### [WORK TO BE COMPLETED]
Quote word for word the lines below, beginning with the first and ending with the one that has "0.0377, 0.0383, 0.0442]". Drop the pictures.

### [SOURCE DATA]
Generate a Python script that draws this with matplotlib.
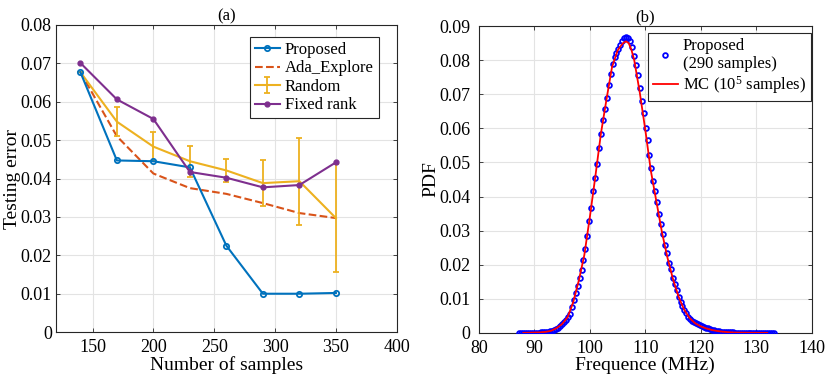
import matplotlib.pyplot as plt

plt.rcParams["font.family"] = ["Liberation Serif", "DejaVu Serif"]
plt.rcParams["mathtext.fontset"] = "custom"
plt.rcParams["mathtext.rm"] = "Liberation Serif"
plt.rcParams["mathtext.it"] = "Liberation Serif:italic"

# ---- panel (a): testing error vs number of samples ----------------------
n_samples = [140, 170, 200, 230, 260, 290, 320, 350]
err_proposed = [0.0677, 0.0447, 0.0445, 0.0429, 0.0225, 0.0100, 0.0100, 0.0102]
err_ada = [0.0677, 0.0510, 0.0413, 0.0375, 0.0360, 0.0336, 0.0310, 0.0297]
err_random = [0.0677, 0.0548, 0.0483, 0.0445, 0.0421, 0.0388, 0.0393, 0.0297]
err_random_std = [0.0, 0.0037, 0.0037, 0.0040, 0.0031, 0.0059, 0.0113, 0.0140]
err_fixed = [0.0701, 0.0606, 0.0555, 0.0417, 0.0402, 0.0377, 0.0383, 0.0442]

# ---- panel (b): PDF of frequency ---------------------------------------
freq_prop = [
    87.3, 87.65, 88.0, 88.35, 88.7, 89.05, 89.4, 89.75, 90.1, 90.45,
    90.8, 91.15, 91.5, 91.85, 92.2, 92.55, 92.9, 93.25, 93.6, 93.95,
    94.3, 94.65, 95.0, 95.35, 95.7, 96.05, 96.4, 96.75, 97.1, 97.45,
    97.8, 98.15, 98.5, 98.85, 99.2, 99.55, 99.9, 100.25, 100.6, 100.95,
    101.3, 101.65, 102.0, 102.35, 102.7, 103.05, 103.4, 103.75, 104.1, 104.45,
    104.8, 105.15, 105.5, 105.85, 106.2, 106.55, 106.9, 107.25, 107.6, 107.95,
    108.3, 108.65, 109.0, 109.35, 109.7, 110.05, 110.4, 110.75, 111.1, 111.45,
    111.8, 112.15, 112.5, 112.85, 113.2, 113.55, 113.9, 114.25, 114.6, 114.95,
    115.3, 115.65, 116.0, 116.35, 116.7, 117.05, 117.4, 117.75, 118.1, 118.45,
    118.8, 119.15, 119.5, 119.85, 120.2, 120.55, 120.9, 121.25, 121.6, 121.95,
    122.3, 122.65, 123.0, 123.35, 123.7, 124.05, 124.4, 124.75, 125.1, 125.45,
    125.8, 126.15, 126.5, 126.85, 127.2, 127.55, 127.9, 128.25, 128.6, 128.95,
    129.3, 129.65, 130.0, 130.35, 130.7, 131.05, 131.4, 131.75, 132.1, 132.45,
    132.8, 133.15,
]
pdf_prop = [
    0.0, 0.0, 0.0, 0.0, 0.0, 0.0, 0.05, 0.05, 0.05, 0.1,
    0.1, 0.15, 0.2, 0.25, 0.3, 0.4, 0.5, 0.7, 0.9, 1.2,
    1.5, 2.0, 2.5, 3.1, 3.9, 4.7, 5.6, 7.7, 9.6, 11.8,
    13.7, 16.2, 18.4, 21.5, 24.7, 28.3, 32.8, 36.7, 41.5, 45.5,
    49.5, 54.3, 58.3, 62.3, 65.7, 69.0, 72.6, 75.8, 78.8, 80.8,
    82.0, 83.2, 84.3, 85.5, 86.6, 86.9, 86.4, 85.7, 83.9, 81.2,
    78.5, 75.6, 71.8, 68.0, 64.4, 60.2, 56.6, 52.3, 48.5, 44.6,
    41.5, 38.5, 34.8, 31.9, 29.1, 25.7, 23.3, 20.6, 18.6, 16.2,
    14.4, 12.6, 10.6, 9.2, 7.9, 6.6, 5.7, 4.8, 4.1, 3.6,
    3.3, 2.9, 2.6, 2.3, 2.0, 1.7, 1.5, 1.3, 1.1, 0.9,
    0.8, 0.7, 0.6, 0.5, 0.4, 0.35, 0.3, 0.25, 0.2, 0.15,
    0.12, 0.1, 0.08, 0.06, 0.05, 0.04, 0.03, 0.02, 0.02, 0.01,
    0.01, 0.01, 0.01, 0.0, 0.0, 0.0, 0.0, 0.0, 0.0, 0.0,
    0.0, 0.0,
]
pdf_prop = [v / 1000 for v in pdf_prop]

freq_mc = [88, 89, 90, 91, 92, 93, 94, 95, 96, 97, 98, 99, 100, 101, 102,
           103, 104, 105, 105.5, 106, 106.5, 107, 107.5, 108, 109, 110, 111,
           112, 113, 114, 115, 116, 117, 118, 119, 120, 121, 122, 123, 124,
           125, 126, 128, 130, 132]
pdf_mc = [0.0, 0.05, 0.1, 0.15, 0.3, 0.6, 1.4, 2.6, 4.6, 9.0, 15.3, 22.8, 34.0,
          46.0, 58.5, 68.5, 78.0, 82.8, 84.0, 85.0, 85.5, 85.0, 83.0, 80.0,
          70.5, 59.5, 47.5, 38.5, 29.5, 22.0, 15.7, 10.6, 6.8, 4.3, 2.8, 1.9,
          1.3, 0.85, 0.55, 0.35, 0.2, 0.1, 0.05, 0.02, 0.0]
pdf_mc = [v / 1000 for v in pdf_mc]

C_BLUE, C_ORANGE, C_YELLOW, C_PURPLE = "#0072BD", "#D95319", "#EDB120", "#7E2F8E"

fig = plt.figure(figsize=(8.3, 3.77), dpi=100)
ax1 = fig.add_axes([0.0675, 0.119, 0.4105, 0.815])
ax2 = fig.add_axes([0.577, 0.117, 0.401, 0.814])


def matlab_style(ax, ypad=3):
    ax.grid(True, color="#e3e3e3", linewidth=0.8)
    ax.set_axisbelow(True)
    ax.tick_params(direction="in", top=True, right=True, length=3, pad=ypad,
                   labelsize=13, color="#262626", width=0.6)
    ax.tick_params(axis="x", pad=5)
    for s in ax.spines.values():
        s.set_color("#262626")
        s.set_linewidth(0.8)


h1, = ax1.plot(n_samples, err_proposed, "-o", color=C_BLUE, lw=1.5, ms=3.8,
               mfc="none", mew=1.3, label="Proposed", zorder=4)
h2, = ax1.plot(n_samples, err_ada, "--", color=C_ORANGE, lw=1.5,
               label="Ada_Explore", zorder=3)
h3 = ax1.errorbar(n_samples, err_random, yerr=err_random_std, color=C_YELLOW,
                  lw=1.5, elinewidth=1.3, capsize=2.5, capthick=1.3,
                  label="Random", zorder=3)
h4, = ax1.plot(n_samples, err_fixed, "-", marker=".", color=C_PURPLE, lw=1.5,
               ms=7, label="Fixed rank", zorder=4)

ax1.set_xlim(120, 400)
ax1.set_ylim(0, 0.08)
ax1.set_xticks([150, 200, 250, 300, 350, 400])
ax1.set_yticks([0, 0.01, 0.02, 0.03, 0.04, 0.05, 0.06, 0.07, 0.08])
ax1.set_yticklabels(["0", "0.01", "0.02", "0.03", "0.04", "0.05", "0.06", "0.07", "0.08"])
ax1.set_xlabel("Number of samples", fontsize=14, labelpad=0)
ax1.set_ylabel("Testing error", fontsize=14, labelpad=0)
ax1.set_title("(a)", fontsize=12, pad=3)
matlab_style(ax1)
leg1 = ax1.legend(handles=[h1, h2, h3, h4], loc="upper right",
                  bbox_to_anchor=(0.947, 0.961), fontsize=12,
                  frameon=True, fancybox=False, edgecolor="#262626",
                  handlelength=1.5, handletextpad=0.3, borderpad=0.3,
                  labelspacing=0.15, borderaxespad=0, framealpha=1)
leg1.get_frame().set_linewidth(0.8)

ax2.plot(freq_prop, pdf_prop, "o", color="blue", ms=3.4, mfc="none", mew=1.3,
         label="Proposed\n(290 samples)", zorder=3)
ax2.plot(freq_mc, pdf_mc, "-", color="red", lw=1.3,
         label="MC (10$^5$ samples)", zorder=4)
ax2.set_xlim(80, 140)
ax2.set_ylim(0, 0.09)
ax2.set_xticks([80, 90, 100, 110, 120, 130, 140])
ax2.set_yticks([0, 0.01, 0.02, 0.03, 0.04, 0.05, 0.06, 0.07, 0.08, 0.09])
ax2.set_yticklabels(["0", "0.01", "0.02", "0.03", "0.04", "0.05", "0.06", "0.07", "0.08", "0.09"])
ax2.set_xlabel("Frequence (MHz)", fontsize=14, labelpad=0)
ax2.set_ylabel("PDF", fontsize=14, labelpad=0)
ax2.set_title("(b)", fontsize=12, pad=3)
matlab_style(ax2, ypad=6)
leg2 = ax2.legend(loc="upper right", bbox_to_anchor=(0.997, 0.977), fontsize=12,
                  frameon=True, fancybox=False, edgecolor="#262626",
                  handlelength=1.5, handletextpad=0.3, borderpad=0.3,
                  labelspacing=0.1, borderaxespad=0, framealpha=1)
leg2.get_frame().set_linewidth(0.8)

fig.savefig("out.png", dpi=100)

### [RESULT OF THIS EXERCISE]
Generate a Python script that draws this with matplotlib.
import matplotlib.pyplot as plt

plt.rcParams["font.family"] = ["Liberation Serif", "DejaVu Serif"]
plt.rcParams["mathtext.fontset"] = "custom"
plt.rcParams["mathtext.rm"] = "Liberation Serif"
plt.rcParams["mathtext.it"] = "Liberation Serif:italic"

# ---- panel (a): testing error vs number of samples ----------------------
n_samples = [140, 170, 200, 230, 260, 290, 320, 350]
err_proposed = [0.0677, 0.0447, 0.0445, 0.0429, 0.0225, 0.0100, 0.0100, 0.0102]
err_ada = [0.0677, 0.0510, 0.0413, 0.0375, 0.0360, 0.0336, 0.0310, 0.0297]
err_random = [0.0677, 0.0548, 0.0483, 0.0445, 0.0421, 0.0388, 0.0393, 0.0297]
err_random_std = [0.0, 0.0037, 0.0037, 0.0040, 0.0031, 0.0059, 0.0113, 0.0140]
err_fixed = [0.0701, 0.0606, 0.0555, 0.0417, 0.0402, 0.0377, 0.0383, 0.0442]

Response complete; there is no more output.